====== SOURCE DATA

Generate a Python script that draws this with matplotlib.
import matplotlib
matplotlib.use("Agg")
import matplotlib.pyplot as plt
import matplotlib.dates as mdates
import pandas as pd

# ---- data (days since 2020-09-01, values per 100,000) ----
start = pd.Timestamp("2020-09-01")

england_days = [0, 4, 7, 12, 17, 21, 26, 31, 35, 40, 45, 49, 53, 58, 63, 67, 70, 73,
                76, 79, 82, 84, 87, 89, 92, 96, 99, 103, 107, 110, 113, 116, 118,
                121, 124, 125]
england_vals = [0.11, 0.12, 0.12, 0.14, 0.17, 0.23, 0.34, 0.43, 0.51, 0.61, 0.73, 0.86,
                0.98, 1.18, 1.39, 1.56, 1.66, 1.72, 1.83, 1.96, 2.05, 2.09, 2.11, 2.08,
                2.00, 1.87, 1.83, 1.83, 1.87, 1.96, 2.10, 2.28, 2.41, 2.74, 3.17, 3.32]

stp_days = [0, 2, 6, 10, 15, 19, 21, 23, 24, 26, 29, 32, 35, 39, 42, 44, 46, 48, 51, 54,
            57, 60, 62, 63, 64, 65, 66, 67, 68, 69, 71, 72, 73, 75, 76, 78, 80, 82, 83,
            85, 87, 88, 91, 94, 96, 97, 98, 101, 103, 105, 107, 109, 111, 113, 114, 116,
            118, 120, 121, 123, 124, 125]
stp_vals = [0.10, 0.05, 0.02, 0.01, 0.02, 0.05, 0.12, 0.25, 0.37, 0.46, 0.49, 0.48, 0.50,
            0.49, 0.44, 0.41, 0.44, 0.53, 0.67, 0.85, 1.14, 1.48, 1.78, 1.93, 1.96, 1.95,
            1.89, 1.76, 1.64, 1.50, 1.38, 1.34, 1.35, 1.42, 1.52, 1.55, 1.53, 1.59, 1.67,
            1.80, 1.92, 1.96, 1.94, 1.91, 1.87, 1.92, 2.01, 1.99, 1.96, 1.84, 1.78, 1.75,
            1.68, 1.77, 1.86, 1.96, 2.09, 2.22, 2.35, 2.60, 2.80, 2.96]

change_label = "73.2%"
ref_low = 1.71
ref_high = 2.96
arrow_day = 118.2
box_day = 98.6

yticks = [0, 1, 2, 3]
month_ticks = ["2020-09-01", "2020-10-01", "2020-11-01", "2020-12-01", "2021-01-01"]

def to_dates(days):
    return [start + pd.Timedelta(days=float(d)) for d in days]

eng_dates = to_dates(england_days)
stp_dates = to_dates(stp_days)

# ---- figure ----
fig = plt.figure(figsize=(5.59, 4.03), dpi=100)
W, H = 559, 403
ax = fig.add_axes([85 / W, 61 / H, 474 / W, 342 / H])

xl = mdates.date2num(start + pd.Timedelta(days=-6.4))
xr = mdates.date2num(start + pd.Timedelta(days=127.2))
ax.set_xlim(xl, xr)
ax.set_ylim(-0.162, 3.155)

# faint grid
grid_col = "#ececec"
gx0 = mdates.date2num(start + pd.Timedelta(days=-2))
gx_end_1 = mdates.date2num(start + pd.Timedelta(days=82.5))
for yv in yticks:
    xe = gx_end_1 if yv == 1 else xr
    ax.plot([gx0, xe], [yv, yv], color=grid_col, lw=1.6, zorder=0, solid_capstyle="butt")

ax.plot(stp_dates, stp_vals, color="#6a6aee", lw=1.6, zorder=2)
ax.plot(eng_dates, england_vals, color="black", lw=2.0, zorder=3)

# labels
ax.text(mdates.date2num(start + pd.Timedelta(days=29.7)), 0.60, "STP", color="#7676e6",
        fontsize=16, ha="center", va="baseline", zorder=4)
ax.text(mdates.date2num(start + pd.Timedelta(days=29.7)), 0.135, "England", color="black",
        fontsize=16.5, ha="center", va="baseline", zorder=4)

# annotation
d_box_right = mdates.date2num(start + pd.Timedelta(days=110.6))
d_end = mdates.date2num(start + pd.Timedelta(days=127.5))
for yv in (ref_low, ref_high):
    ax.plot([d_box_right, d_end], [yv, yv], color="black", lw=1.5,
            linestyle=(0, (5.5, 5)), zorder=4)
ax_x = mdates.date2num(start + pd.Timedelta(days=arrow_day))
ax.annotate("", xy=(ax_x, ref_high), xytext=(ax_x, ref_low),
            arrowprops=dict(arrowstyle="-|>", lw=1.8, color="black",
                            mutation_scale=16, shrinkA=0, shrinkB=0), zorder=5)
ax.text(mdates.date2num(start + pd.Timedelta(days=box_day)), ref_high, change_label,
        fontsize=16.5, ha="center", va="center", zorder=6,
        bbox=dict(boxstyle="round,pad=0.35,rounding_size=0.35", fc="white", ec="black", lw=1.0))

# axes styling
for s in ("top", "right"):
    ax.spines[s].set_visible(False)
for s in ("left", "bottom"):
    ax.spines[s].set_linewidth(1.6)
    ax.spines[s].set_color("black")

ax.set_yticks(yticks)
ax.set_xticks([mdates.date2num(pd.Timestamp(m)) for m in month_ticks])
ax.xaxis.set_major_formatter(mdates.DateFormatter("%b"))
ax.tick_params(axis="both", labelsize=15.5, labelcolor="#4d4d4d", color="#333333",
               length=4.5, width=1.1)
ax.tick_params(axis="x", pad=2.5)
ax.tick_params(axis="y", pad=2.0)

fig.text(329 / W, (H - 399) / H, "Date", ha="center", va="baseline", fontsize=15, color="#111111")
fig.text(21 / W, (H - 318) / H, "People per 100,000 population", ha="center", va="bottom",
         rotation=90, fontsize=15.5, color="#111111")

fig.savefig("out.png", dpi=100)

============

**THE REQUEST**
The lines from the top of the data above down to the line containing "2.74, 3.17, 3.32]" are to be copied exactly; no other line should appear.

**SOLUTION TO THIS PROBLEM**
Generate a Python script that draws this with matplotlib.
import matplotlib
matplotlib.use("Agg")
import matplotlib.pyplot as plt
import matplotlib.dates as mdates
import pandas as pd

# ---- data (days since 2020-09-01, values per 100,000) ----
start = pd.Timestamp("2020-09-01")

england_days = [0, 4, 7, 12, 17, 21, 26, 31, 35, 40, 45, 49, 53, 58, 63, 67, 70, 73,
                76, 79, 82, 84, 87, 89, 92, 96, 99, 103, 107, 110, 113, 116, 118,
                121, 124, 125]
england_vals = [0.11, 0.12, 0.12, 0.14, 0.17, 0.23, 0.34, 0.43, 0.51, 0.61, 0.73, 0.86,
                0.98, 1.18, 1.39, 1.56, 1.66, 1.72, 1.83, 1.96, 2.05, 2.09, 2.11, 2.08,
                2.00, 1.87, 1.83, 1.83, 1.87, 1.96, 2.10, 2.28, 2.41, 2.74, 3.17, 3.32]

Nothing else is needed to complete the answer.